DATA EXCERPT:
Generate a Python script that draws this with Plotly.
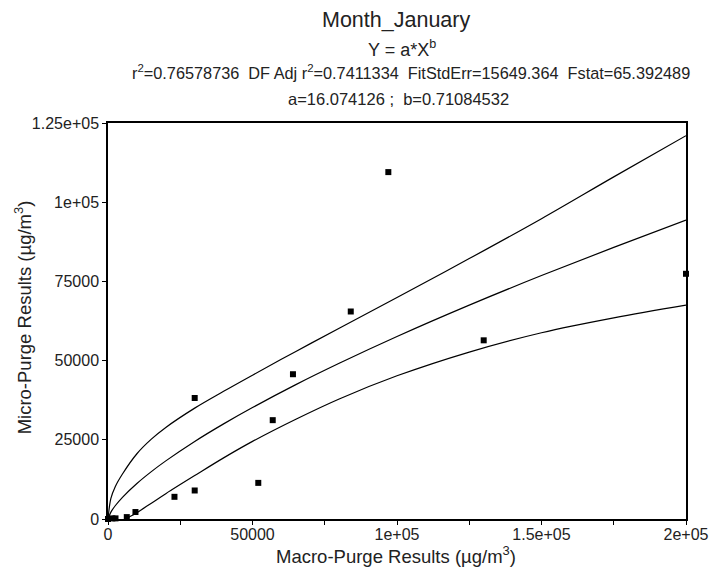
import plotly.graph_objects as go

# ---- data ----
macro = [0, 1500, 2600, 6500, 9500, 23000, 30000, 30000, 52000, 57000, 64000, 84000, 97000, 130000, 200000]
micro = [0, 200, 200, 600, 2200, 7000, 9000, 38200, 11400, 31200, 45700, 65500, 109500, 56400, 77400]

curve_x = [0, 1000, 2500, 5000, 10000, 15000, 20000, 30000, 40000, 50000, 65000,
           80000, 100000, 125000, 150000, 175000, 200000]
fit_y = [0, 2181, 4187, 6846, 11207, 14954, 18349, 24481, 30025, 35186, 42420,
         49155, 57610, 67510, 76850, 85740, 94370]
upper_y = [0, 6500, 10200, 14200, 20600, 25200, 28900, 35000, 40300, 45400, 52900,
           60200, 69900, 82200, 94800, 108000, 121000]
lower_y = [0, -2100, -1800, -500, 2000, 5000, 8000, 13700, 19300, 24500, 31500,
           37900, 45200, 52700, 58800, 63500, 67500]

x_tickvals = [0, 25000, 50000, 75000, 100000, 125000, 150000, 175000, 200000]
x_ticktext = ["0", "", "50000", "", "1e+05", "", "1.5e+05", "", "2e+05"]
y_tickvals = [0, 25000, 50000, 75000, 100000, 125000]
y_ticktext = ["0", "25000", "50000", "75000", "1e+05", "1.25e+05"]

title = "Month_January"
eq = "Y = a*X<sup>b</sup>"
stats = ("r<sup>2</sup>=0.76578736  DF Adj r<sup>2</sup>=0.7411334  "
         "FitStdErr=15649.364  Fstat=65.392489")
params = "a=16.074126 ;  b=0.71084532"
x_title = "Macro-Purge Results (µg/m<sup>3</sup>)"
y_title = "Micro-Purge Results (µg/m<sup>3</sup>)"

FONT = "Arial, 'Liberation Sans', sans-serif"
TXT = "#222222"

fig = go.Figure()
for ys in (upper_y, fit_y, lower_y):
    fig.add_trace(go.Scatter(x=curve_x, y=ys, mode="lines",
                             line=dict(color="black", width=1.2, shape="spline"),
                             hoverinfo="skip", showlegend=False))
fig.add_trace(go.Scatter(x=macro, y=micro, mode="markers",
                         marker=dict(symbol="square", size=6, color="black"),
                         cliponaxis=False, showlegend=False))

# page body has an 8px default margin, so the figure is sized to fit the window
fig.update_layout(
    width=713, height=559,
    margin=dict(l=100, r=26, t=115, b=48),
    paper_bgcolor="white", plot_bgcolor="white",
    font=dict(family=FONT, color=TXT, size=16),
    showlegend=False,
    xaxis=dict(range=[0, 200000], tickmode="array", tickvals=x_tickvals, ticktext=x_ticktext,
               showgrid=False, zeroline=False, showline=True, linecolor="black", linewidth=1.5,
               mirror=True, ticks="outside", ticklen=4, tickcolor="black",
               ticklabelstandoff=-4,
               tickfont=dict(size=16, color=TXT)),
    yaxis=dict(range=[0, 125000], tickmode="array", tickvals=y_tickvals, ticktext=y_ticktext,
               showgrid=False, zeroline=False, showline=True, linecolor="black", linewidth=1.5,
               mirror=True, ticks="outside", ticklen=4, tickcolor="black",
               tickfont=dict(size=16, color=TXT)),
)

def ann(text, x, y, size, **kw):
    fig.add_annotation(text=text, x=x, y=y, xref="paper", yref="paper",
                       showarrow=False, font=dict(family=FONT, size=size, color=TXT),
                       xanchor="center", yanchor="middle", **kw)

ann(title, 0.498, 1.260, 21.5)
ann(eq, 0.508, 1.189, 18)
ann(stats, 0.525, 1.129, 16.3)
ann(params, 0.503, 1.060, 16.5)
ann(x_title, 0.499, -0.091, 18.5)
ann(y_title, -0.1465, 0.51, 18.5, textangle=-90)

fig.write_html("out.html")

EXERCISE DIRECTIONS: Quote the preceding listing precisely and completely, omitting its images.

WRITTEN ANSWER:
Generate a Python script that draws this with Plotly.
import plotly.graph_objects as go

# ---- data ----
macro = [0, 1500, 2600, 6500, 9500, 23000, 30000, 30000, 52000, 57000, 64000, 84000, 97000, 130000, 200000]
micro = [0, 200, 200, 600, 2200, 7000, 9000, 38200, 11400, 31200, 45700, 65500, 109500, 56400, 77400]

curve_x = [0, 1000, 2500, 5000, 10000, 15000, 20000, 30000, 40000, 50000, 65000,
           80000, 100000, 125000, 150000, 175000, 200000]
fit_y = [0, 2181, 4187, 6846, 11207, 14954, 18349, 24481, 30025, 35186, 42420,
         49155, 57610, 67510, 76850, 85740, 94370]
upper_y = [0, 6500, 10200, 14200, 20600, 25200, 28900, 35000, 40300, 45400, 52900,
           60200, 69900, 82200, 94800, 108000, 121000]
lower_y = [0, -2100, -1800, -500, 2000, 5000, 8000, 13700, 19300, 24500, 31500,
           37900, 45200, 52700, 58800, 63500, 67500]

x_tickvals = [0, 25000, 50000, 75000, 100000, 125000, 150000, 175000, 200000]
x_ticktext = ["0", "", "50000", "", "1e+05", "", "1.5e+05", "", "2e+05"]
y_tickvals = [0, 25000, 50000, 75000, 100000, 125000]
y_ticktext = ["0", "25000", "50000", "75000", "1e+05", "1.25e+05"]

title = "Month_January"
eq = "Y = a*X<sup>b</sup>"
stats = ("r<sup>2</sup>=0.76578736  DF Adj r<sup>2</sup>=0.7411334  "
         "FitStdErr=15649.364  Fstat=65.392489")
params = "a=16.074126 ;  b=0.71084532"
x_title = "Macro-Purge Results (µg/m<sup>3</sup>)"
y_title = "Micro-Purge Results (µg/m<sup>3</sup>)"

FONT = "Arial, 'Liberation Sans', sans-serif"
TXT = "#222222"

fig = go.Figure()
for ys in (upper_y, fit_y, lower_y):
    fig.add_trace(go.Scatter(x=curve_x, y=ys, mode="lines",
                             line=dict(color="black", width=1.2, shape="spline"),
                             hoverinfo="skip", showlegend=False))
fig.add_trace(go.Scatter(x=macro, y=micro, mode="markers",
                         marker=dict(symbol="square", size=6, color="black"),
                         cliponaxis=False, showlegend=False))

# page body has an 8px default margin, so the figure is sized to fit the window
fig.update_layout(
    width=713, height=559,
    margin=dict(l=100, r=26, t=115, b=48),
    paper_bgcolor="white", plot_bgcolor="white",
    font=dict(family=FONT, color=TXT, size=16),
    showlegend=False,
    xaxis=dict(range=[0, 200000], tickmode="array", tickvals=x_tickvals, ticktext=x_ticktext,
               showgrid=False, zeroline=False, showline=True, linecolor="black", linewidth=1.5,
               mirror=True, ticks="outside", ticklen=4, tickcolor="black",
               ticklabelstandoff=-4,
               tickfont=dict(size=16, color=TXT)),
    yaxis=dict(range=[0, 125000], tickmode="array", tickvals=y_tickvals, ticktext=y_ticktext,
               showgrid=False, zeroline=False, showline=True, linecolor="black", linewidth=1.5,
               mirror=True, ticks="outside", ticklen=4, tickcolor="black",
               tickfont=dict(size=16, color=TXT)),
)

def ann(text, x, y, size, **kw):
    fig.add_annotation(text=text, x=x, y=y, xref="paper", yref="paper",
                       showarrow=False, font=dict(family=FONT, size=size, color=TXT),
                       xanchor="center", yanchor="middle", **kw)

ann(title, 0.498, 1.260, 21.5)
ann(eq, 0.508, 1.189, 18)
ann(stats, 0.525, 1.129, 16.3)
ann(params, 0.503, 1.060, 16.5)
ann(x_title, 0.499, -0.091, 18.5)
ann(y_title, -0.1465, 0.51, 18.5, textangle=-90)

fig.write_html("out.html")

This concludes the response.